**Some records:**
:::

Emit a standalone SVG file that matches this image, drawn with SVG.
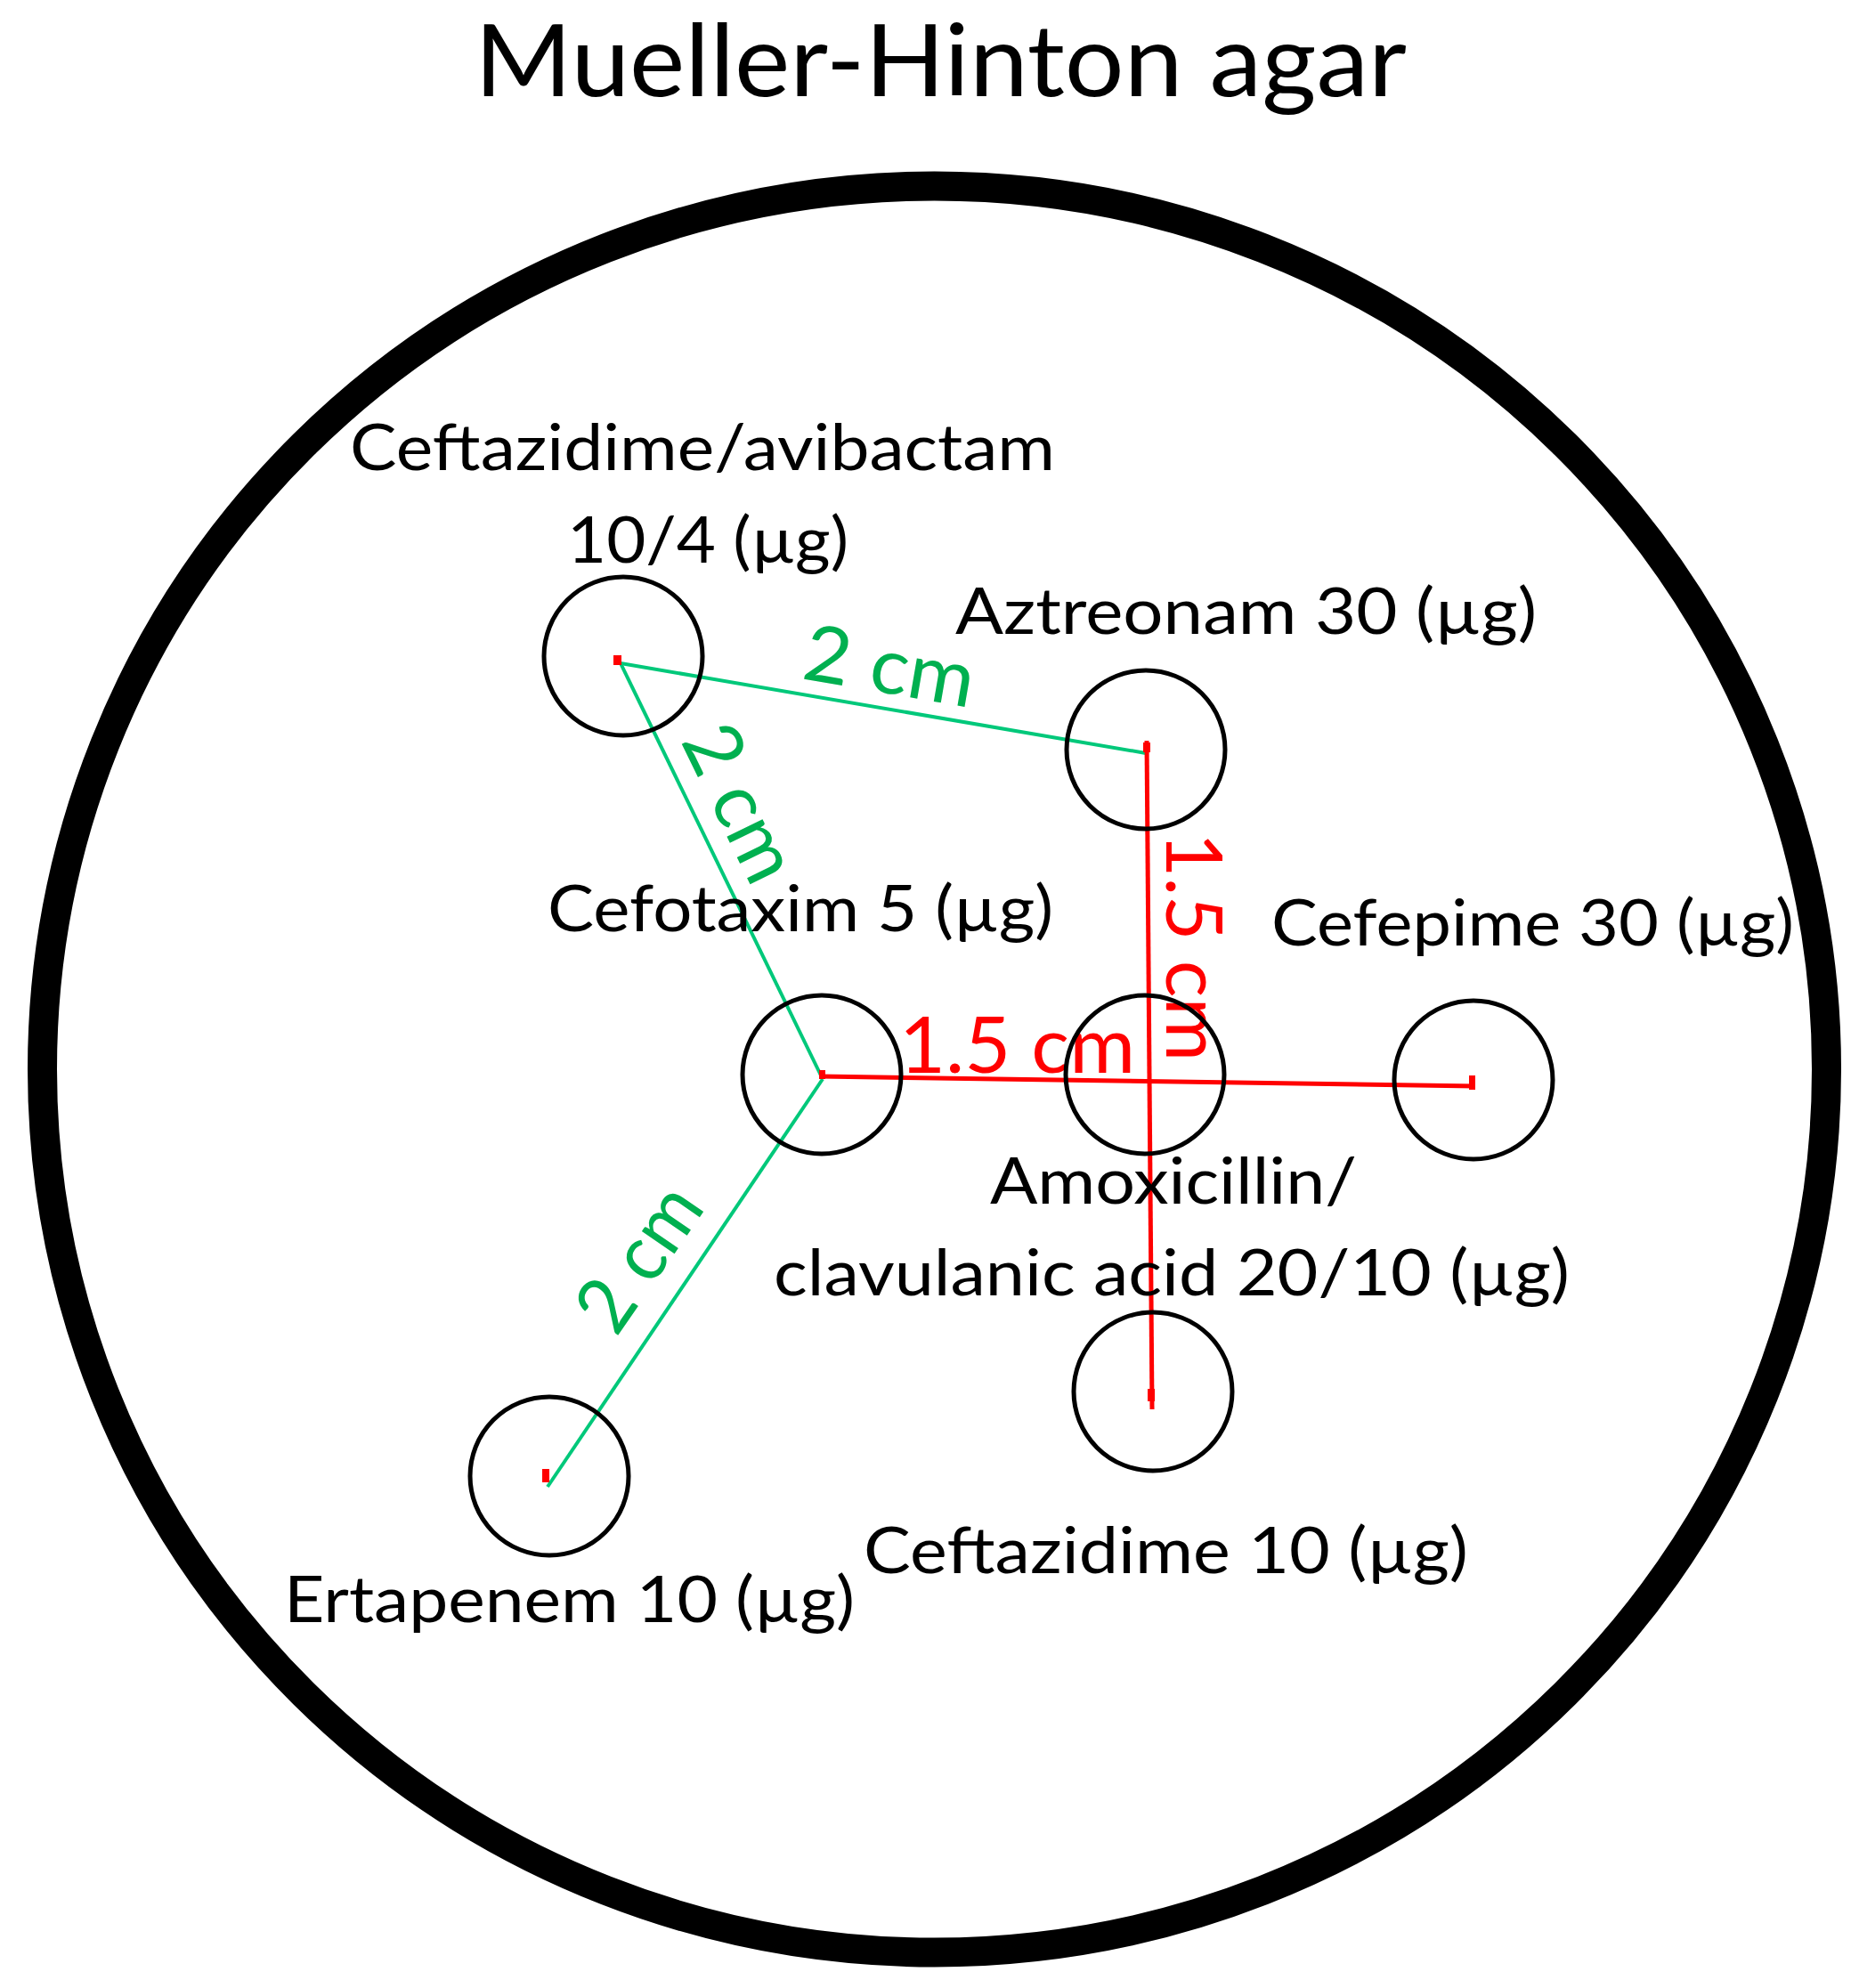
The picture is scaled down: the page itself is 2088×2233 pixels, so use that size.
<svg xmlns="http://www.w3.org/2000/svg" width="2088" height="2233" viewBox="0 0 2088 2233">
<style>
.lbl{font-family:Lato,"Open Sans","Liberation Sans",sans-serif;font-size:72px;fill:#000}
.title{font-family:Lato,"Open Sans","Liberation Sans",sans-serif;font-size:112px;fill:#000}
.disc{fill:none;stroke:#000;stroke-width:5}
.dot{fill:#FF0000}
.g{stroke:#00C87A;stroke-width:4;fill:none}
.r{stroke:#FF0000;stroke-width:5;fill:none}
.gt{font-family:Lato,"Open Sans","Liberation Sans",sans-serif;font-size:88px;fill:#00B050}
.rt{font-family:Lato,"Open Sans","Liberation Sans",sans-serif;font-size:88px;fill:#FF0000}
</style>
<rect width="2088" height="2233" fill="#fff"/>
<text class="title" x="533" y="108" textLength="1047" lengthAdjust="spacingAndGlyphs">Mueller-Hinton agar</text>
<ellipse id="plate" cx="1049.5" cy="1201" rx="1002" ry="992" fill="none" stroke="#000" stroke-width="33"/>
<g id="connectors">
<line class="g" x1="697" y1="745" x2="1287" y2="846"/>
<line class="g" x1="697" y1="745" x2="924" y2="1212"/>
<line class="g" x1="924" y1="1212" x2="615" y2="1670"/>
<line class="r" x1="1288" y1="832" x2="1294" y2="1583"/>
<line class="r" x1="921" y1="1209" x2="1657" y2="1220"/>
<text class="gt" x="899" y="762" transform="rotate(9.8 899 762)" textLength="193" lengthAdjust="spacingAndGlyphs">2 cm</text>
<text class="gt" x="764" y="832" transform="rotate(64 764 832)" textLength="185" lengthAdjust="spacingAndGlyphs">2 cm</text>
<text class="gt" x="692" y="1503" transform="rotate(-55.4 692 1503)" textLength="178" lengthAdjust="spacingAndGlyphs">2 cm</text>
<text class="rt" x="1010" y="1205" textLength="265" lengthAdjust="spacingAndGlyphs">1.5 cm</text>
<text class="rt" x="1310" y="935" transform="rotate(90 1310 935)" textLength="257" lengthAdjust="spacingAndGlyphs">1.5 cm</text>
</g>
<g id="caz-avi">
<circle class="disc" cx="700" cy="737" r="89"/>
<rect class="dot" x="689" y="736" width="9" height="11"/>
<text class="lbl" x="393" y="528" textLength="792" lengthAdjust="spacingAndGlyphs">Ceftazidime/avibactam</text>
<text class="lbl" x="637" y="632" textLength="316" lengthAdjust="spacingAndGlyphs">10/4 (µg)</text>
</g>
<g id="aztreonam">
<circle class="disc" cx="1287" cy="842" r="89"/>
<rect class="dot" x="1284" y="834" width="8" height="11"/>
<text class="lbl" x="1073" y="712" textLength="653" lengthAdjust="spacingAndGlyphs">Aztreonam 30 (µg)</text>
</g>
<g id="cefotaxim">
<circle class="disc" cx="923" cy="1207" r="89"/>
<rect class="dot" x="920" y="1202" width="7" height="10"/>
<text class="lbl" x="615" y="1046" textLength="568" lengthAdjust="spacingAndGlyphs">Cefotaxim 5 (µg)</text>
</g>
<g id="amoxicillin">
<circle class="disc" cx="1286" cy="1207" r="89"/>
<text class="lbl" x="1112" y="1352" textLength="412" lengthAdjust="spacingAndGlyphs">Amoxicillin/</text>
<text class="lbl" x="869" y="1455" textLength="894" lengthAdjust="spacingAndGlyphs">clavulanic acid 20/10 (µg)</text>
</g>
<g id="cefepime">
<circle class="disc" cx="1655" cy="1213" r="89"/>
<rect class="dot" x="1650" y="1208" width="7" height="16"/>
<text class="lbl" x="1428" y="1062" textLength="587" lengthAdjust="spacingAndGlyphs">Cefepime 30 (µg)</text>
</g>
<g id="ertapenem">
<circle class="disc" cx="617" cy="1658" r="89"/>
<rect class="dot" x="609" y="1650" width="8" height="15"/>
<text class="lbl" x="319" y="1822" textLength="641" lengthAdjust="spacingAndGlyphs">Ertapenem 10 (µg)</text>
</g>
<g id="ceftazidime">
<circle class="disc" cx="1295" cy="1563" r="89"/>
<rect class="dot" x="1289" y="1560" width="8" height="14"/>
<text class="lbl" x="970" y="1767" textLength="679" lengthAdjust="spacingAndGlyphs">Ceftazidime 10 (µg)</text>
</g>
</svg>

:::

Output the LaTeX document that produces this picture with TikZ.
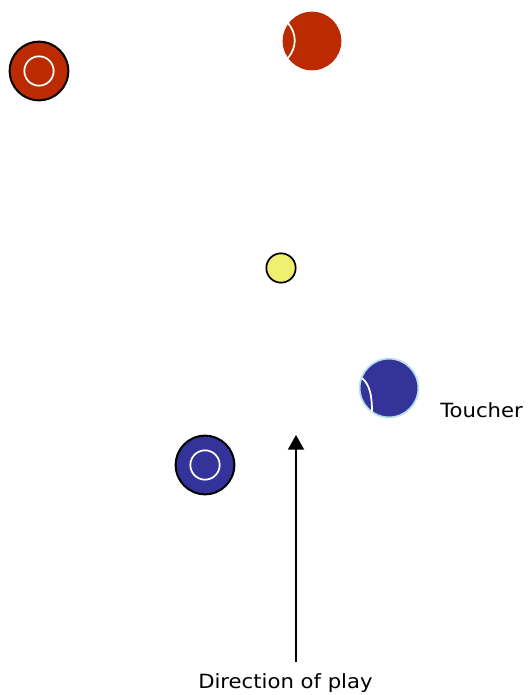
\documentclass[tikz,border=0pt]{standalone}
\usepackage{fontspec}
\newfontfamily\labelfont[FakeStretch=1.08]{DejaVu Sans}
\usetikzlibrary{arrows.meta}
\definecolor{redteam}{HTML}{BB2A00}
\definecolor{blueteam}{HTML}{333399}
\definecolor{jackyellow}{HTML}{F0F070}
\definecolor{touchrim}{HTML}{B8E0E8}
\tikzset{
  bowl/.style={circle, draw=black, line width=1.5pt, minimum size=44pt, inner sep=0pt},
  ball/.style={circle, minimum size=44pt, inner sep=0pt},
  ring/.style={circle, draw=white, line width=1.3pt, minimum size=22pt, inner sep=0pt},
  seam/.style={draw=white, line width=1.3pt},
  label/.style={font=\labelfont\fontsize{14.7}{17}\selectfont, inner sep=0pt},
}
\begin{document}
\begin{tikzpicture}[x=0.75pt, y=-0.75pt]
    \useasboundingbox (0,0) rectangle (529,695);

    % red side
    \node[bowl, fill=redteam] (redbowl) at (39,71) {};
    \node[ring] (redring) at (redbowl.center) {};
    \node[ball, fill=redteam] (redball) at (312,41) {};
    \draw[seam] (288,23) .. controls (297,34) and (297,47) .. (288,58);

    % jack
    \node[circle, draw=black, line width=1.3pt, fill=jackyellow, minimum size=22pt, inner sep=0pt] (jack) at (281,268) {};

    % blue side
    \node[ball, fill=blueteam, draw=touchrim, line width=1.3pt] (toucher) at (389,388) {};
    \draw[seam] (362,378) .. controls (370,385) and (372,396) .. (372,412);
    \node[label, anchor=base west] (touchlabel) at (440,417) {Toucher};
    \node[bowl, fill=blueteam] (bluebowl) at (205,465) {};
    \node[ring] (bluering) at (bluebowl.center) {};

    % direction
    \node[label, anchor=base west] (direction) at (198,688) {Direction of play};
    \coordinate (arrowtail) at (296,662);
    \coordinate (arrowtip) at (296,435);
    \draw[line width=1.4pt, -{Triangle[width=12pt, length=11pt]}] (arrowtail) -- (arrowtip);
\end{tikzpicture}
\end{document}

:::

**Written problem:**
Check every line of the entries above for the word "this" and report how many lines contain it, giving the number only.

**Solution:**
2